On a citation reference:

  • on the prefix or right before the "@" character, insert a new reference before the current one,
  • on the suffix, insert it after the reference,
  • otherwise, update the cite key, preserving both affixes.

When ARG is non-nil, remove the reference, possibly removing the whole citation if it contains a single reference.

On a citation object:

  • on the style part, offer to update it,
  • on the global prefix, add a new reference before the first one,
  • on the global suffix, add a new reference after the last one.

Again take this citation object:

[cite: see; @documentation chapters 7 and 9; and @friends p. 19]

Putting the point anywhere in “see; “ (the global prefix and before the @) then hitting C-c C-x @ and choosing a citation will insert it before @documentation. Being on top of @documentation and inserting will replace @documentation with the new key. Being in “ chapters 7 and 9” and inserting will add the new key right after this reference. Being in “ and “ and inserting puts the new reference before the @friends one, so between the two that there are. If there was a global suffix, inserting while the point is on it would place the citation before it, which makes sense, because the global suffix always has to come last.

All of this works in a do-what-I-mean way. Nothing can ever be inserted before the global prefix or after the global suffix, so inserting when you’re in either does the right thing. If you’re at the start of a citation and insert, it goes before. If you’re at the end of one, it goes after. If you’re on top of a citation key and insert, the key is replaced.

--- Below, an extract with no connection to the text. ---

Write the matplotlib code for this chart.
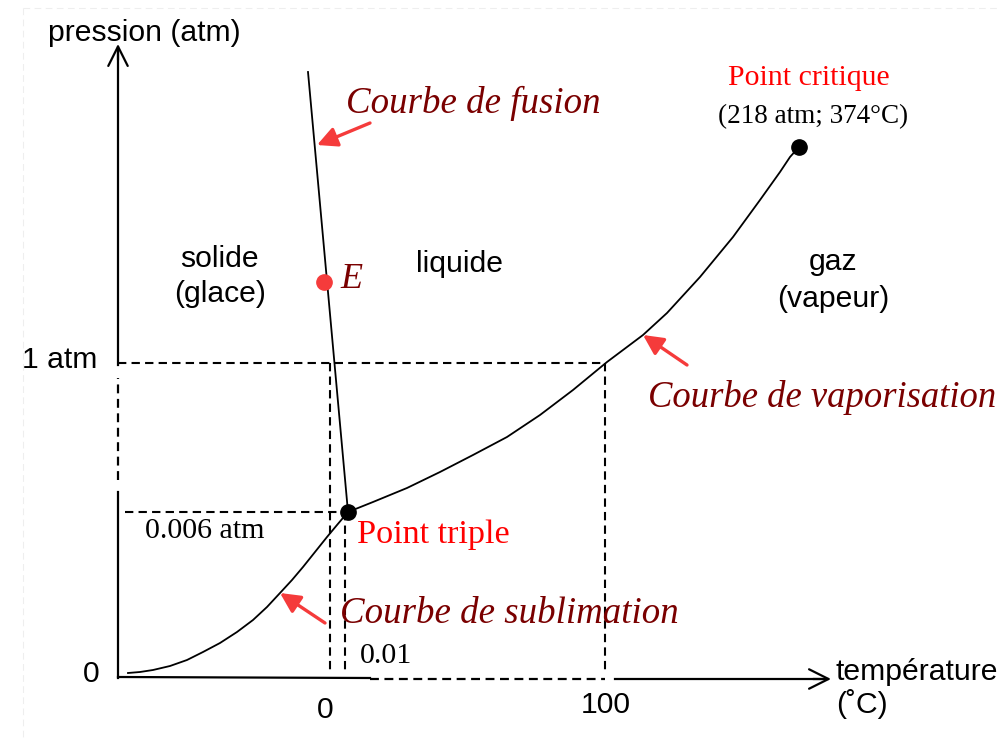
import matplotlib
matplotlib.use("Agg")
import matplotlib.pyplot as plt

# -------------------------
# Diagram data (canvas units, y pointing down)
# -------------------------
sub_x = [128, 140, 153, 170, 187, 203, 220, 237, 253, 267, 280, 292, 303, 315, 327, 337, 348]
sub_y = [673, 672, 670, 666, 660, 652, 643, 632, 620, 607, 593, 580, 567, 552, 537, 525, 512]

vap_x = [348, 373, 407, 440, 473, 507, 540, 573, 607, 643, 667, 700, 733, 760, 780, 790, 799]
vap_y = [512, 502, 488, 472, 455, 437, 415, 390, 362, 335, 313, 277, 237, 200, 172, 157, 147]

fus_x = [308, 348]
fus_y = [72, 512]

triple_xy = (348, 512)
critical_xy = (799, 147)
e_xy = (324, 282)

# axis reference positions
x_origin, y_origin = 118, 678
x_zero, x_tp, x_100 = 330, 345, 605
y_1atm, y_tp = 363, 512

SANS = ["Liberation Sans", "DejaVu Sans"]
SERIF = ["Liberation Serif", "DejaVu Serif"]
RED = "#f53b3b"
DARKRED = "#7a0000"
FS = 21.7

# -------------------------
# Canvas
# -------------------------
fig = plt.figure(figsize=(9.99, 7.39), dpi=100)
ax = fig.add_axes([0, 0, 1, 1])
ax.set_xlim(0, 999)
ax.set_ylim(739, 0)
ax.axis("off")

# faint frame
ax.plot([23, 999], [8, 8], color="#eeeeee", lw=0.8, ls=(0, (6, 4)))
ax.plot([23, 23], [8, 739], color="#eeeeee", lw=0.8, ls=(0, (6, 4)))

# -------------------------
# Axes (with arrows)
# -------------------------
ax_lw = 1.6
ax.plot([x_origin, x_origin], [y_origin, 492], color="black", lw=ax_lw)
ax.plot([x_origin, x_origin], [480, 378], color="black", lw=ax_lw, ls=(0, (4, 2.5)))
ax.plot([x_origin, x_origin], [y_1atm + 2, 50], color="black", lw=ax_lw)
ax.annotate("", xy=(x_origin, 44), xytext=(x_origin, 60),
            arrowprops=dict(arrowstyle="->,head_length=0.7,head_width=0.35",
                            lw=ax_lw, color="black", mutation_scale=20,
                            shrinkA=0, shrinkB=0))

ax.plot([x_origin, 370], [y_origin - 1, y_origin], color="black", lw=ax_lw)
ax.plot([370, x_100], [y_origin + 1, y_origin + 1], color="black", lw=ax_lw, ls=(0, (4, 2.5)))
ax.plot([615, 825], [y_origin + 1, y_origin + 1], color="black", lw=ax_lw)
ax.annotate("", xy=(831, y_origin + 1), xytext=(813, y_origin + 1),
            arrowprops=dict(arrowstyle="->,head_length=0.7,head_width=0.35",
                            lw=ax_lw, color="black", mutation_scale=20,
                            shrinkA=0, shrinkB=0))

# -------------------------
# Dashed guide lines
# -------------------------
dash = (0, (4, 2.5))
ax.plot([x_origin, x_100], [y_1atm, y_1atm], color="black", lw=1.5, ls=dash)
ax.plot([x_zero, x_zero], [y_1atm, y_origin - 4], color="black", lw=1.5, ls=dash)
ax.plot([x_tp, x_tp], [y_tp, y_origin - 4], color="black", lw=1.5, ls=dash)
ax.plot([x_100, x_100], [y_1atm, y_origin - 4], color="black", lw=1.5, ls=dash)
ax.plot([125, x_tp], [y_tp, y_tp], color="black", lw=1.5, ls=dash)

# -------------------------
# Phase boundaries
# -------------------------
ax.plot(sub_x, sub_y, color="black", lw=1.3, solid_joinstyle="round")
ax.plot(vap_x, vap_y, color="black", lw=1.3, solid_joinstyle="round")
ax.plot(fus_x, fus_y, color="black", lw=1.3)

ax.plot(*triple_xy, "o", color="black", ms=11)
ax.plot(*critical_xy, "o", color="black", ms=11)
ax.plot(*e_xy, "o", color=RED, ms=11)

# -------------------------
# Red arrows towards the curves
# -------------------------
arrows = [((370, 123), (317, 145)), ((687, 365), (643, 335)), ((325, 623), (280, 593))]
for tail, head in arrows:
    ax.annotate("", xy=head, xytext=tail,
                arrowprops=dict(arrowstyle="-|>,head_length=0.6,head_width=0.3",
                                lw=2.4, color=RED, mutation_scale=20,
                                shrinkA=0, shrinkB=0))

# -------------------------
# Text
# -------------------------
ax.text(48, 41, "pression (atm)", family=SANS, fontsize=FS, va="baseline")
ax.text(836, 680, "température", family=SANS, fontsize=FS, va="baseline")
ax.text(836, 713, "(˚C)", family=SANS, fontsize=FS, va="baseline")
ax.text(100, 682, "0", family=SANS, fontsize=FS, va="baseline", ha="right")
ax.text(97, 368, "1 atm", family=SANS, fontsize=FS, va="baseline", ha="right")
ax.text(325, 718, "0", family=SANS, fontsize=FS, va="baseline", ha="center")
ax.text(606, 713, "100", family=SANS, fontsize=FS, va="baseline", ha="center")

ax.text(219, 267, "solide", family=SANS, fontsize=FS, va="baseline", ha="center")
ax.text(220, 302, "(glace)", family=SANS, fontsize=FS, va="baseline", ha="center")
ax.text(459, 272, "liquide", family=SANS, fontsize=FS, va="baseline", ha="center")
ax.text(833, 270, "gaz", family=SANS, fontsize=FS, va="baseline", ha="center")
ax.text(833, 307, "(vapeur)", family=SANS, fontsize=FS, va="baseline", ha="center")

ax.text(145, 538, "0.006 atm", family=SERIF, fontsize=21.6, va="baseline")
ax.text(360, 663, "0.01", family=SERIF, fontsize=21.6, va="baseline")
ax.text(357, 543, "Point triple", family=SERIF, fontsize=24.6, va="baseline", color="red")
ax.text(809, 85, "Point critique", family=SERIF, fontsize=21.5, va="baseline",
        ha="center", color="red")
ax.text(813, 123, "(218 atm; 374°C)", family=SERIF, fontsize=19.5, va="baseline", ha="center")

ax.text(346, 113, "Courbe de fusion", family=SERIF, style="italic", fontsize=26.6,
        va="baseline", color=DARKRED)
ax.text(648, 407, "Courbe de vaporisation", family=SERIF, style="italic", fontsize=26.4,
        va="baseline", color=DARKRED)
ax.text(340, 623, "Courbe de sublimation", family=SERIF, style="italic", fontsize=26.6,
        va="baseline", color=DARKRED)
ax.text(340, 288, "E", family=SERIF, style="italic", fontsize=26, va="baseline", color=DARKRED)

fig.savefig("out.png", dpi=100, facecolor="white")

When the point is inside a complex citation object, using the Emacs prefix argument (hitting C-u C-c C-x @) turns insert into delete. If the point is anywhere in a reference, that reference will be deleted. If the point is on the “cite” or the global prefix or suffix, the entire citation object will be deleted.

Export

We’ve seen the export capability all through the above examples, and I can’t think of anything new to add here.

Finally, many thanks to everyone who got Org citations working, in particular Nicolas Goaziou, Bruce D’Arcus, John Kitchin and András Simonyi (@simka@emacs.ch), and to Ihor Radchenko (@yantar92@emacs.ch) for his continued maintenance and bug-fixing. This is a powerful system and it was a lot of labour to implement it. And this is just one part of everything Org does! And Org is just one part of Emacs. And then there’s the whole world of Emacs users.